Asegurar que Messi no contentó la hambruna futbolera del público podría sonar casi hasta antipatriótico. Sin embargo, es cierto. Ayer no fue el mejor partido de Messi. Tampoco lo fue el de sus compañeros de equipo. Tampoco de los rivales chilenos. Muchas menos cosas podrían agregarse a los dichos del entrenador argentino. Sencillamente el partido fue la perfecta excusa para lograr juntar hasta a los más enemigos a comer una picada.

Un día después del triunfo de Argentina sobre Chile uno a cero se desataron un sinfín de confrontaciones filosóficas vinculadas a cómo debe jugar la selección: los que ayer apostaban al 'como sea', hoy están disconformes con lo que sus ojos vieron en la noche del Monumental.

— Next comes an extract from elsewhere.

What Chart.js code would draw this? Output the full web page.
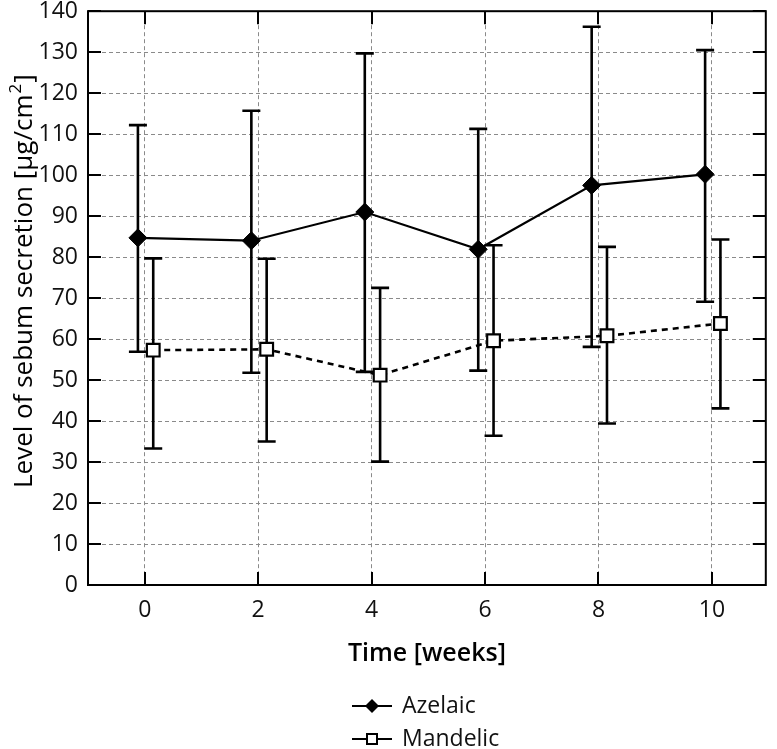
<!DOCTYPE html>
<html><head><meta charset="utf-8">
<script src="https://cdn.jsdelivr.net/npm/chart.js@4.4.0/dist/chart.umd.min.js"></script>
<style>html,body{margin:0;padding:0;background:#fff;overflow:hidden}</style>
</head><body>
<canvas id="c" width="777" height="749" style="display:block;width:777px;height:749px"></canvas>
<script>
// ---- data ----
const weeks = [0, 2, 4, 6, 8, 10];
const xTickLabels = ['0', '2', '4', '6', '8', '10'];
const seriesNames = ['Azelaic', 'Mandelic'];
const azelaicMean  = [84.7, 84.0, 91.0, 81.9, 97.5, 100.2];
const azelaicUpper = [112.2, 115.7, 129.7, 111.3, 136.2, 130.5];
const azelaicLower = [56.9, 51.8, 52.0, 52.3, 58.1, 69.1];
const mandelicMean  = [57.3, 57.5, 51.2, 59.6, 60.8, 63.8];
const mandelicUpper = [79.7, 79.6, 72.5, 82.9, 82.5, 84.3];
const mandelicLower = [33.3, 35.0, 30.1, 36.4, 39.4, 43.1];
const yTitleParts = ['Level of sebum secretion [µg/cm', '2', ']'];
const xTitle = 'Time [weeks]';

// ---- styling ----
const FONT = "'Open Sans', 'Noto Sans', sans-serif";
const OFFSETS = [-0.12, 0.15];   // horizontal dodge of the two series (x units)
const uppers = [azelaicUpper, mandelicUpper];
const lowers = [azelaicLower, mandelicLower];

const toPts = (means, off) => weeks.map((w, i) => ({x: w + off, y: means[i]}));

const decor = {
  id: 'decor',
  beforeDatasetsDraw(chart) {
    const {ctx, chartArea: a, scales: {x, y}} = chart;
    ctx.save();
    // inward tick marks
    ctx.strokeStyle = '#000'; ctx.lineWidth = 2;
    const TL = 13;
    ctx.beginPath();
    y.ticks.forEach(t => {
      const py = Math.round(y.getPixelForValue(t.value));
      ctx.moveTo(a.left, py); ctx.lineTo(a.left + TL, py);
      ctx.moveTo(a.right, py); ctx.lineTo(a.right - TL, py);
    });
    x.ticks.forEach(t => {
      const px = Math.round(x.getPixelForValue(t.value));
      ctx.moveTo(px, a.bottom); ctx.lineTo(px, a.bottom - TL);
      ctx.moveTo(px, a.top); ctx.lineTo(px, a.top + TL);
    });
    ctx.stroke();
    // frame
    ctx.lineWidth = 2;
    ctx.strokeRect(a.left, a.top, a.right - a.left, a.bottom - a.top);
    // error bars
    const CAP = 9;
    [0, 1].forEach(d => {
      weeks.forEach((w, i) => {
        const px = x.getPixelForValue(w + OFFSETS[d]);
        const pu = y.getPixelForValue(uppers[d][i]);
        const pl = y.getPixelForValue(lowers[d][i]);
        ctx.beginPath();
        ctx.moveTo(px, pu); ctx.lineTo(px, pl);
        ctx.moveTo(px - CAP, pu); ctx.lineTo(px + CAP, pu);
        ctx.moveTo(px - CAP, pl); ctx.lineTo(px + CAP, pl);
        ctx.lineWidth = 2.6; ctx.stroke();
      });
    });
    ctx.restore();
  },
  afterDraw(chart) {
    const {ctx} = chart;
    ctx.save();
    // y-axis title with real superscript
    ctx.translate(32, 488);
    ctx.rotate(-Math.PI / 2);
    ctx.fillStyle = '#000';
    ctx.textBaseline = 'alphabetic'; ctx.textAlign = 'left';
    ctx.font = `26px ${FONT}`;
    let cx = 0;
    ctx.fillText(yTitleParts[0], cx, 0); cx += ctx.measureText(yTitleParts[0]).width + 1;
    ctx.font = `17px ${FONT}`;
    ctx.fillText(yTitleParts[1], cx, -11); cx += ctx.measureText(yTitleParts[1]).width + 1;
    ctx.font = `26px ${FONT}`;
    ctx.fillText(yTitleParts[2], cx, 0);
    ctx.restore();

    ctx.save();
    const rows = [706, 739];
    rows.forEach((ry, d) => {
      ctx.strokeStyle = '#000'; ctx.lineWidth = 2; ctx.setLineDash([]);
      ctx.beginPath(); ctx.moveTo(352, ry); ctx.lineTo(392, ry); ctx.stroke();
      ctx.beginPath();
      if (d === 0) {
        ctx.moveTo(372, ry - 7); ctx.lineTo(379, ry); ctx.lineTo(372, ry + 7); ctx.lineTo(365, ry); ctx.closePath();
        ctx.fillStyle = '#000'; ctx.fill();
      } else {
        ctx.rect(367, ry - 5, 10, 10);
        ctx.fillStyle = '#fff'; ctx.fill(); ctx.lineWidth = 2; ctx.stroke();
      }
      ctx.fillStyle = '#111';
      ctx.font = `23px ${FONT}`;
      ctx.textBaseline = 'middle'; ctx.textAlign = 'left';
      ctx.fillText(seriesNames[d], 402, ry);
    });
    ctx.restore();
  }
};

new Chart(document.getElementById('c'), {
  type: 'line',
  data: {
    datasets: [
      {
        label: seriesNames[0],
        data: toPts(azelaicMean, OFFSETS[0]),
        borderColor: '#000', borderWidth: 2.2,
        pointStyle: 'rectRot', pointRadius: 9,
        pointBackgroundColor: '#000', pointBorderColor: '#000', pointBorderWidth: 1,
        tension: 0
      },
      {
        label: seriesNames[1],
        data: toPts(mandelicMean, OFFSETS[1]),
        borderColor: '#000', borderWidth: 2.6, borderDash: [6, 5],
        pointStyle: 'rect', pointRadius: 9,
        pointBackgroundColor: '#fff', pointBorderColor: '#000', pointBorderWidth: 2.2,
        tension: 0
      }
    ]
  },
  options: {
    responsive: false,
    animation: false,
    devicePixelRatio: 1,
    layout: {padding: {left: 0, right: 3, top: 11, bottom: 74}},
    plugins: {legend: {display: false}, tooltip: {enabled: false}},
    scales: {
      x: {
        type: 'linear', min: -1, max: 10.95,
        afterBuildTicks: s => { s.ticks = weeks.map(v => ({value: v})); },
        afterFit: s => { s.height = 90; s.paddingLeft = 0; s.paddingRight = 0; },
        ticks: {
          font: {family: FONT, size: 23}, color: '#111', padding: 12,
          callback: (v) => xTickLabels[weeks.indexOf(v)] ?? ''
        },
        grid: {color: '#8a8a8a', lineWidth: 1, drawTicks: false},
        border: {display: false, dash: [4, 3]},
        title: {display: true, text: xTitle, color: '#000',
                font: {family: FONT, size: 25, weight: '600'}, padding: {top: 0, bottom: 6}}
      },
      y: {
        min: 0, max: 140,
        afterFit: s => { s.width = 88; s.paddingTop = 0; s.paddingBottom = 0; },
        ticks: {stepSize: 10, font: {family: FONT, size: 23}, color: '#111', padding: 10},
        grid: {color: '#8a8a8a', lineWidth: 1, drawTicks: false},
        border: {display: false, dash: [4, 3]},
        title: {display: false}
      }
    }
  },
  plugins: [decor]
});
</script>
</body></html>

El Argentina-Chile de ayer fue la mejor de todas las excusas posibles para que todos los que esperaban mejorar sus cuerpos rompan sus dietas; o para que algún extraño ser de algún mundo más extraño que no estuviese tan interesado en el partido, desista por completo de ello; o también pudo haber sido un buen motivo para ponerse a leer sobre neurociencia o de la historia medieval.

Pero no. Y aunque no fue el mejor partido de Messi, de ese pibe, este loco que ahora hasta corre insultando a los árbitros y enaltece a aquellos que osaban cuestionar sus rasgos referidos al carácter, este loco de venido a rubio ayer estaba en cancha. Y mientras Messi esté en cancha, sobre esa cancha posarán los ojos enteros de las galaxias enteras.

Messi en cancha es la ilusión de la llegada de la Navidad, en cada pelota. Messi en la cancha es la ilusión de que todo lo malo se puede revertir y todo lo bueno se puede superar. Este pibe no tiene fronteras, no las conoce. Menos detecta los límites impuestos por los descubrimientos de Newton con respecto a la gravedad. Nada ni nadie.

Ni Trump, ni Aristóteles en vida, ni la imaginación de Borges o Bioy Casares hubiesen encontrado algún límie a ese pibe.

Y, aunque no fue el mejor partido del argentino, el partido sólo tuvo eso: la ilusión de ver jugar a Messi.